Where the scalability model ends up having a significant impact on infrastructure and architectures is the longevity of that single connection:
Unlike regular HTTP traffic, which uses a request/response protocol, WebSocket connections can remain open for a long time.
This single, persistent connection combined with a lot of, shall we say, interesting commentary on the interaction with intermediate proxies such as load balancers. But ignoring that for the nonce, let’s focus on the “remain open for a long time.”
A given application instance has a limit on the number of concurrent connections it can theoretically and operationally manage before it reaches the threshold at which performance begins to dramatically degrade. That’s the price paid for TCP session management in general by every device and server that manages TCP-based connections.
But Lori, you’re thinking, HTTP 1.1 connections are persistent, too. In fact, you don’t even have to tell an HTTP 1.1 server to keep-alive the connection! This really isn’t a big change.
Whoa there hoss, yes it is. While you’d be right in that HTTP connections are also persistent, they generally have very short connection timeout settings. For example, the default connection timeout for Apache 2.0 is 15 seconds and for Apache 2.2 a mere 5 seconds. A well-tuned web server, in fact, will have thresholds that closely match the interaction patterns of the application it is hosting. This is because it’s a recognized truism that long and often idle connections tie up server processes or threads that negatively impact overall capacity and performance. Thus the introduction of connections that remain open for a long time changes the capacity of the server and introduces potential performance issues when that same server is also tasked with managing other short-lived, connection-oriented requests.
Why this Changes the Game…
One of the most common inhibitors of scale and high-performance for web applications today is the deployment of both near-real-time communication functions (AJAX) and traditional web content functions on the same server.
That’s because web servers do not support a per-application HTTP profile. That is to say, the configuration for a web server is global; every communication exchange uses the same configuration values such as connection timeouts. That means configuring the web server for exchanges that would benefit from a longer time out end up with a lot of hanging connections doing absolutely nothing because they were used to grab standard dynamic or static content and then ignored. Conversely, configuring for quick bursts of requests necessarily sets timeout values too low for near or real-time exchanges and can cause performance issues as a client continually opens and re-opens connections. Remember, an idle connection is a drain on resources that directly impacts the performance and capacity of applications. So it’s a Very Bad Thing™.
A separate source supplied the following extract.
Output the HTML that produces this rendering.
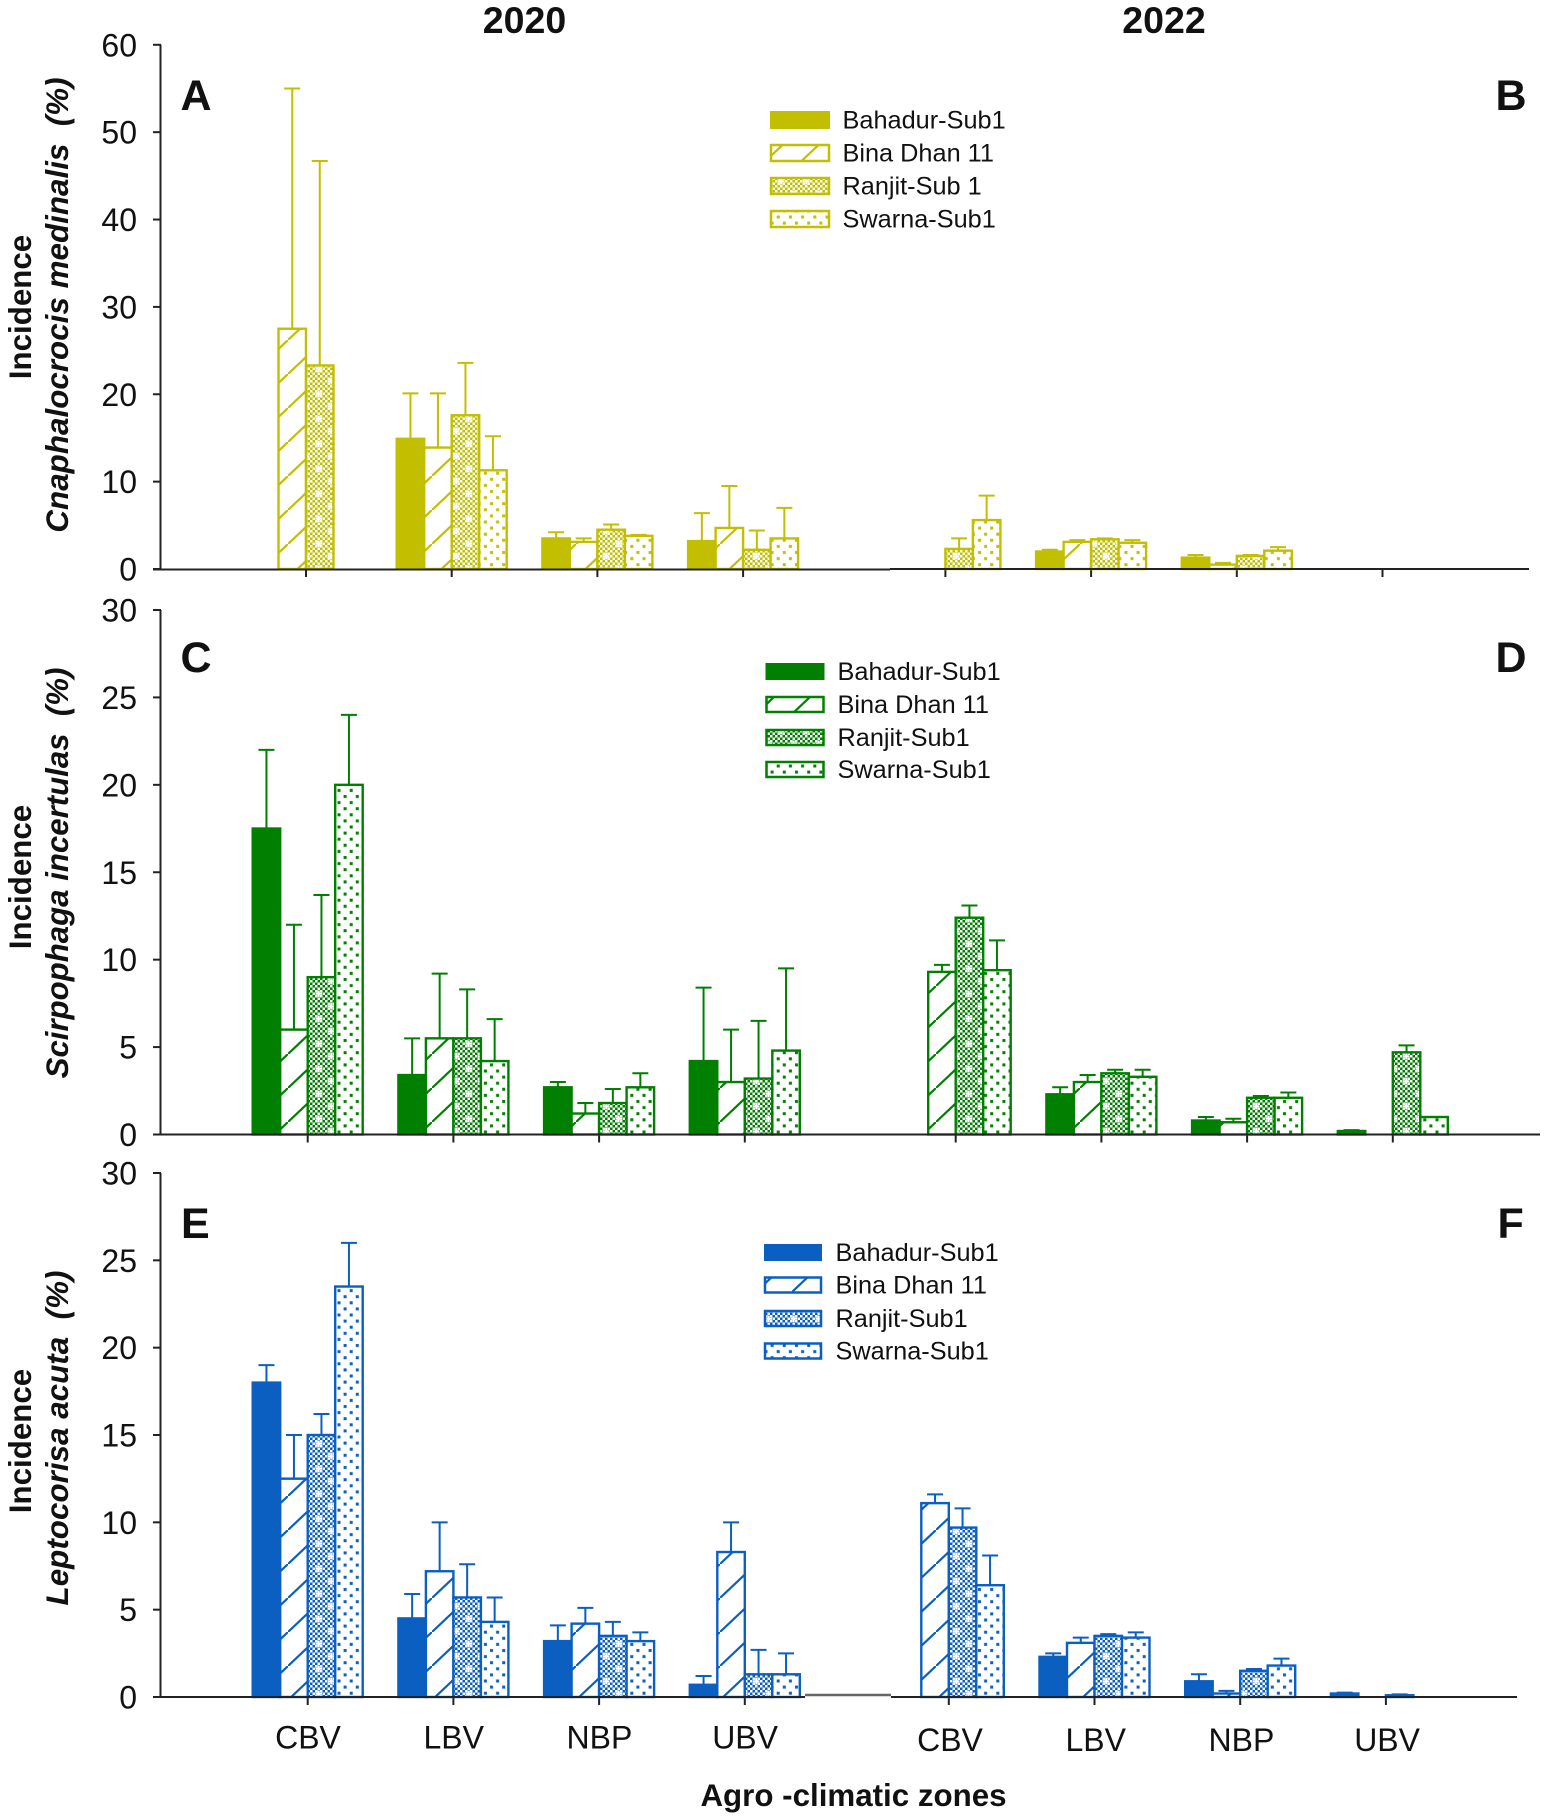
<!DOCTYPE html>
<html lang="en">
<head>
<meta charset="utf-8">
<title>Incidence by agro-climatic zone</title>
<style>
html,body{margin:0;padding:0;background:#fff;}
svg{display:block;font-family:"Liberation Sans",Arial,sans-serif;}
text{fill:#111;white-space:pre;}
.t{font-size:32px;}
.lg{font-size:25.3px;}
.b{font-weight:bold;}
.bi{font-weight:bold;font-style:italic;}
</style>
</head>
<body>
<svg id="chart" width="1545" height="1819" viewBox="0 0 1545 1819" xmlns="http://www.w3.org/2000/svg">
<defs id="defs"></defs>
<rect width="1545" height="1819" fill="#fff"/>

<text class="b" x="524.5" y="33" font-size="37.5" text-anchor="middle">2020</text>
<text class="b" x="1164" y="33" font-size="37.5" text-anchor="middle">2022</text>

<text class="b" x="180.5" y="110" font-size="43">A</text>
<text class="b" x="1495.5" y="110" font-size="43">B</text>
<text class="b" x="180.5" y="672" font-size="43">C</text>
<text class="b" x="1495.5" y="672" font-size="43">D</text>
<text class="b" x="181" y="1238" font-size="43">E</text>
<text class="b" x="1497.5" y="1238" font-size="43">F</text>

<text class="b" font-size="31.3" text-anchor="middle" transform="translate(31 307) rotate(-90)">Incidence</text>
<text class="bi" font-size="31.4" text-anchor="middle" transform="translate(68 305) rotate(-90)">Cnaphalocrocis medinalis  (%)</text>
<text class="b" font-size="31.3" text-anchor="middle" transform="translate(31 877) rotate(-90)">Incidence</text>
<text class="bi" font-size="31.2" text-anchor="middle" transform="translate(68 873) rotate(-90)">Scirpophaga incertulas  (%)</text>
<text class="b" font-size="31.3" text-anchor="middle" transform="translate(31 1441) rotate(-90)">Incidence</text>
<text class="bi" font-size="31.4" text-anchor="middle" transform="translate(68 1438) rotate(-90)">Leptocorisa acuta  (%)</text>

<text class="b" x="853.5" y="1806" font-size="31.3" text-anchor="middle">Agro -climatic zones</text>

<g>
  <rect x="771" y="112" width="58" height="16" fill="#c2bf00" stroke="#c2bf00" stroke-width="2"/>
  <rect x="771" y="145" width="58" height="16" fill="url(#hatch-olive)" stroke="#c2bf00" stroke-width="2.5"/>
  <rect x="771" y="178" width="58" height="16" fill="url(#check-olive)" stroke="#c2bf00" stroke-width="2.5"/>
  <rect x="771" y="211" width="58" height="16" fill="url(#dots-olive)" stroke="#c2bf00" stroke-width="2.5"/>
  <text class="lg" x="842.5" y="128.5">Bahadur-Sub1</text>
  <text class="lg" x="842.5" y="161.5">Bina Dhan 11</text>
  <text class="lg" x="842.5" y="194.5">Ranjit-Sub 1</text>
  <text class="lg" x="842.5" y="227.5">Swarna-Sub1</text>
</g>
<g>
  <rect x="766.5" y="664" width="57" height="15" fill="#007f00" stroke="#007f00" stroke-width="2"/>
  <rect x="766.5" y="697" width="57" height="15" fill="url(#hatch-green)" stroke="#007f00" stroke-width="2.5"/>
  <rect x="766.5" y="730" width="57" height="15" fill="url(#check-green)" stroke="#007f00" stroke-width="2.5"/>
  <rect x="766.5" y="762" width="57" height="15" fill="url(#dots-green)" stroke="#007f00" stroke-width="2.5"/>
  <text class="lg" x="837.5" y="680">Bahadur-Sub1</text>
  <text class="lg" x="837.5" y="713">Bina Dhan 11</text>
  <text class="lg" x="837.5" y="746">Ranjit-Sub1</text>
  <text class="lg" x="837.5" y="778">Swarna-Sub1</text>
</g>
<g>
  <rect x="765" y="1245" width="56" height="15" fill="#0a5fc0" stroke="#0a5fc0" stroke-width="2"/>
  <rect x="765" y="1277.5" width="56" height="15" fill="url(#hatch-blue)" stroke="#0a5fc0" stroke-width="2.5"/>
  <rect x="765" y="1311" width="56" height="15" fill="url(#check-blue)" stroke="#0a5fc0" stroke-width="2.5"/>
  <rect x="765" y="1343.5" width="56" height="15" fill="url(#dots-blue)" stroke="#0a5fc0" stroke-width="2.5"/>
  <text class="lg" x="835.5" y="1261">Bahadur-Sub1</text>
  <text class="lg" x="835.5" y="1293.5">Bina Dhan 11</text>
  <text class="lg" x="835.5" y="1327">Ranjit-Sub1</text>
  <text class="lg" x="835.5" y="1359.5">Swarna-Sub1</text>
</g>
<g id="plots"></g>
</svg>

<script>
// ---- Data: one row per zone, columns Bahadur, Bina, Ranjit, Swarna ----
const zones = ['CBV', 'LBV', 'NBP', 'UBV'];
const varieties = ['bahadur', 'bina', 'ranjit', 'swarna'];
const yTicksLeaffolder = [0, 10, 20, 30, 40, 50, 60];
const yTicksStemBorer = [0, 5, 10, 15, 20, 25, 30];
const yTicksGundhiBug = [0, 5, 10, 15, 20, 25, 30];

const meansA = [[0, 27.5, 23.3, 0], [14.9, 13.9, 17.6, 11.3], [3.5, 3.1, 4.5, 3.8], [3.2, 4.7, 2.2, 3.5]];
const uppersA = [[0, 55, 46.7, 0], [20.1, 20.1, 23.6, 15.2], [4.2, 3.5, 5.1, 3.9], [6.4, 9.5, 4.4, 7.0]];
const meansB = [[0, 0, 2.3, 5.6], [2.0, 3.1, 3.4, 3.0], [1.3, 0.5, 1.5, 2.1], [0, 0, 0, 0]];
const uppersB = [[0, 0, 3.5, 8.4], [2.2, 3.3, 3.5, 3.3], [1.6, 0.7, 1.6, 2.5], [0, 0, 0, 0]];
const meansC = [[17.5, 6, 9, 20], [3.4, 5.5, 5.5, 4.2], [2.7, 1.2, 1.8, 2.7], [4.2, 3.0, 3.2, 4.8]];
const uppersC = [[22, 12, 13.7, 24], [5.5, 9.2, 8.3, 6.6], [3.0, 1.8, 2.6, 3.5], [8.4, 6.0, 6.5, 9.5]];
const meansD = [[0, 9.3, 12.4, 9.4], [2.3, 3.0, 3.5, 3.3], [0.8, 0.7, 2.1, 2.1], [0.2, 0, 4.7, 1.0]];
const uppersD = [[0, 9.7, 13.1, 11.1], [2.7, 3.4, 3.7, 3.7], [1.0, 0.9, 2.2, 2.4], [0.25, 0, 5.1, 1.0]];
const meansE = [[18, 12.5, 15, 23.5], [4.5, 7.2, 5.7, 4.3], [3.2, 4.2, 3.5, 3.2], [0.7, 8.3, 1.3, 1.3]];
const uppersE = [[19, 15, 16.2, 26], [5.9, 10, 7.6, 5.7], [4.1, 5.1, 4.3, 3.7], [1.2, 10, 2.7, 2.5]];
const meansF = [[0, 11.1, 9.7, 6.4], [2.3, 3.1, 3.5, 3.4], [0.9, 0.2, 1.5, 1.8], [0.2, 0, 0.1, 0]];
const uppersF = [[0, 11.6, 10.8, 8.1], [2.5, 3.4, 3.6, 3.7], [1.3, 0.35, 1.6, 2.2], [0.25, 0, 0.15, 0]];

// ---- Layout ----
const NS = 'http://www.w3.org/2000/svg';
const BAR_W = 27.5, CAP = 16, TICK = 8, ZONE_STEP = 145.7;
const root = document.getElementById('plots');
const defs = document.getElementById('defs');

function mk(tag, attrs, parent) {
  const el = document.createElementNS(NS, tag);
  for (const k in attrs) el.setAttribute(k, attrs[k]);
  if (parent) parent.appendChild(el);
  return el;
}

function addPatterns(key, col) {
  const hatch = mk('pattern', {id: 'hatch-' + key, patternUnits: 'userSpaceOnUse', width: 36, height: 34}, defs);
  mk('rect', {width: 36, height: 34, fill: '#fff'}, hatch);
  mk('path', {d: 'M-2 35.9L38 -1.9', stroke: col, 'stroke-width': 2.2, fill: 'none'}, hatch);

  const check = mk('pattern', {id: 'check-' + key, patternUnits: 'userSpaceOnUse', width: 25, height: 25}, defs);
  mk('rect', {width: 25, height: 25, fill: col}, check);
  for (let i = 0; i < 5; i++) {
    for (let j = 0; j < 5; j++) {
      mk('rect', {x: i * 5, y: j * 5, width: 2.5, height: 2.5, fill: '#fff'}, check);
      mk('rect', {x: i * 5 + 2.5, y: j * 5 + 2.5, width: 2.5, height: 2.5, fill: '#fff'}, check);
    }
  }
  mk('path', {d: 'M3 6.2h6.5M6.2 3v6.5M15.5 18.7h6.5M18.7 15.5v6.5', stroke: '#fff', 'stroke-width': 2, fill: 'none'}, check);

  const dots = mk('pattern', {id: 'dots-' + key, patternUnits: 'userSpaceOnUse', width: 12.2, height: 12.2}, defs);
  mk('rect', {width: 12.2, height: 12.2, fill: '#fff'}, dots);
  mk('rect', {x: 2, y: 2, width: 3, height: 3, fill: col}, dots);
  mk('rect', {x: 8.1, y: 8.1, width: 3, height: 3, fill: col}, dots);
}
addPatterns('olive', '#c2bf00');
addPatterns('green', '#007f00');
addPatterns('blue', '#0a5fc0');

function drawSpine(x, yTop, yBottom) {
  const line = mk('line', {x1: x, x2: x, y1: yTop, y2: yBottom, stroke: '#222', 'stroke-width': 2}, root);
  
  
}

function drawYAxis(ticks, yScale, key) {
  ticks.forEach(function (t) {
    const tick = mk('line', {x1: 153, x2: 161, y1: yScale(t), y2: yScale(t), stroke: '#222', 'stroke-width': 2}, root);
    
    
    const lab = mk('text', {x: 137, y: yScale(t) + 11.5, 'text-anchor': 'end', 'class': 't'}, root);
    
    
    lab.textContent = t;
  });
}

function drawPanel(name, means, uppers, yScale, xFirst, colorKey, col) {
  const xZone = function (z) { return xFirst + z * ZONE_STEP; };
  const xBar = function (z, s) { return xZone(z) + (s - 2) * BAR_W; };
  zones.forEach(function (zone, z) {
    const tick = mk('line', {x1: xZone(z), x2: xZone(z), y1: yScale(0), y2: yScale(0) + TICK, stroke: '#222', 'stroke-width': 2}, root);
    
    
    varieties.forEach(function (variety, s) {
      const v = means[z][s], u = uppers[z][s];
      if (v <= 0) return;
      const cx = xBar(z, s) + BAR_W / 2;
      const err = mk('path', {
        d: 'M' + cx + ' ' + yScale(v) + 'V' + yScale(u) + 'M' + (cx - CAP / 2) + ' ' + yScale(u) + 'H' + (cx + CAP / 2),
        stroke: col, 'stroke-width': 2, fill: 'none'
      }, root);
      
      
      const fill = s === 0 ? col : 'url(#' + ['', 'hatch-', 'check-', 'dots-'][s] + colorKey + ')';
      const bar = mk('rect', {
        x: xBar(z, s), y: yScale(v), width: BAR_W, height: yScale(0) - yScale(v),
        fill: fill, stroke: col, 'stroke-width': 2.4
      }, root);
      
      
    });
  });
}

function drawBaseline(x1, x2, y, stroke, width) {
  const line = mk('line', {x1: x1, x2: x2, y1: y, y2: y, stroke: stroke, 'stroke-width': width}, root);
  
  
}

function drawZoneLabels(xFirst, baseline) {
  zones.forEach(function (zone, z) {
    const lab = mk('text', {x: xFirst + z * ZONE_STEP, y: baseline, 'text-anchor': 'middle', 'class': 't'}, root);
    
    
    lab.textContent = zone;
  });
}

const yA = function (v) { return 569 - v * (569 - 44.8) / 60; };
const yC = function (v) { return 1134.5 - v * (1134.5 - 610) / 30; };
const yE = function (v) { return 1697 - v * (1697 - 1173) / 30; };

drawSpine(160.5, yA(60), yA(0));
drawYAxis(yTicksLeaffolder, yA, 'a');
drawPanel('a', meansA, uppersA, yA, 306, 'olive', '#c2bf00');
drawPanel('b', meansB, uppersB, yA, 945.4, 'olive', '#c2bf00');
drawBaseline(153, 890, yA(0) + 0.5, '#222', 2);
drawBaseline(890, 1529, yA(0), '#222', 2);

drawSpine(160.5, yC(30), yC(0));
drawYAxis(yTicksStemBorer, yC, 'c');
drawPanel('c', meansC, uppersC, yC, 307.7, 'green', '#007f00');
drawPanel('d', meansD, uppersD, yC, 955.7, 'green', '#007f00');
drawBaseline(153, 1540, yC(0), '#222', 2);

drawSpine(160.5, yE(30), yE(0));
drawYAxis(yTicksGundhiBug, yE, 'e');
drawPanel('e', meansE, uppersE, yE, 307.7, 'blue', '#0a5fc0');
drawPanel('f', meansF, uppersF, yE, 948.8, 'blue', '#0a5fc0');
drawBaseline(153, 805, yE(0), '#222', 2);
drawBaseline(805, 891, yE(0) - 2, '#666', 2.5);
drawBaseline(891, 1517, yE(0), '#222', 2);

drawZoneLabels(308, 1748.5);
drawZoneLabels(950, 1751);
</script>
</body>
</html>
One of the solutions to this somewhat frustrating conundrum, made more feasible by the advent of cloud computing and virtualization, is to deploy specialized servers in a scalability domain-based architecture using infrastructure scalability patterns. Another approach to ensuring scalability is to offload responsibility for performance and connection management to an appropriately capable intermediary.
Now, one would hope that a web server implementing support for both HTTP and Web Sockets would support separately configurable values for communication settings on at least the protocol level. Today there are very few web servers that support both HTTP and Web Sockets. It’s a nascent and still evolving standard so many of the servers are “pure” Web Sockets servers, many implemented in familiar scripting languages like PHP and Python. Which means two separate sets of servers that must be managed and scaled. Which should sound a lot like … specialized servers in a scalability domain-based architecture.
The more things change, the more they stay the same.
The second impact on scalability architectures centers on the premise that Web Sockets keep one connection open over which message bits can be exchanged. This ties up resources, but it also requires that clients maintain a connection to a specific server instance.
This means infrastructure (like load balancers and web/application servers) will need to support persistence (not the same as persistent, you can read about the difference here if you’re so inclined). That’s because once connected to a Web Socket service the performance benefits are only realized if you stay connected to that same service. If you don’t and end up opening a second (or Heaven-forbid a third or more) connection, the first connection may remain open until it times out. Given that the premise of the Web Socket is to stay open – even through potentially longer idle intervals – it may remain open, with no client, until the configured time out. That means completely useless resources tied up by … nothing. Persistence-based load balancing is a common feature of next-generation load balancers (application delivery controllers) and even most cloud-based load balancing services. It is also commonly implemented in application server clustering offerings, where you’ll find it called server-affinity. It is worth noting that persistence-based load balancing is not without its own set of gotchas when it comes to performance and capacity.
THE ANSWER: ARCHITECTURE
The reason that these two ramifications of Web Sockets impacts the scalability game is it requires an broader architectural approach to scalability. It can’t necessarily be achieved simply by duplicating services and distributing the load across them. Persistence requires collaboration with the load distribution mechanism and there are protocol-based security constraints with respect to incorporating even intra-domain content in a single page/application. While these security constraints are addressable through configuration, the same caveats with regards to the lack of granularity in configuration at the infrastructure (web/application server) layer must be made. Careful consideration of what may be accidentally allowed and/or disallowed is necessary to prevent unintended consequences. And that’s not even starting to consider the potential use of Web Sockets as an attack vector, particularly in the realm of DDoS. The long-lived nature of a Web Socket connection is bound to be exploited at some point in the future, which will engender another round of evaluating how to best address application-layer DDoS attacks.
A service-focused, distributed (and collaborative) approach to scalability is likely to garner the highest levels of success when employing Web Socket-based functionality within a broader web application, as opposed to the popular cookie-cutter cloning approach made exceedingly easy by virtualization.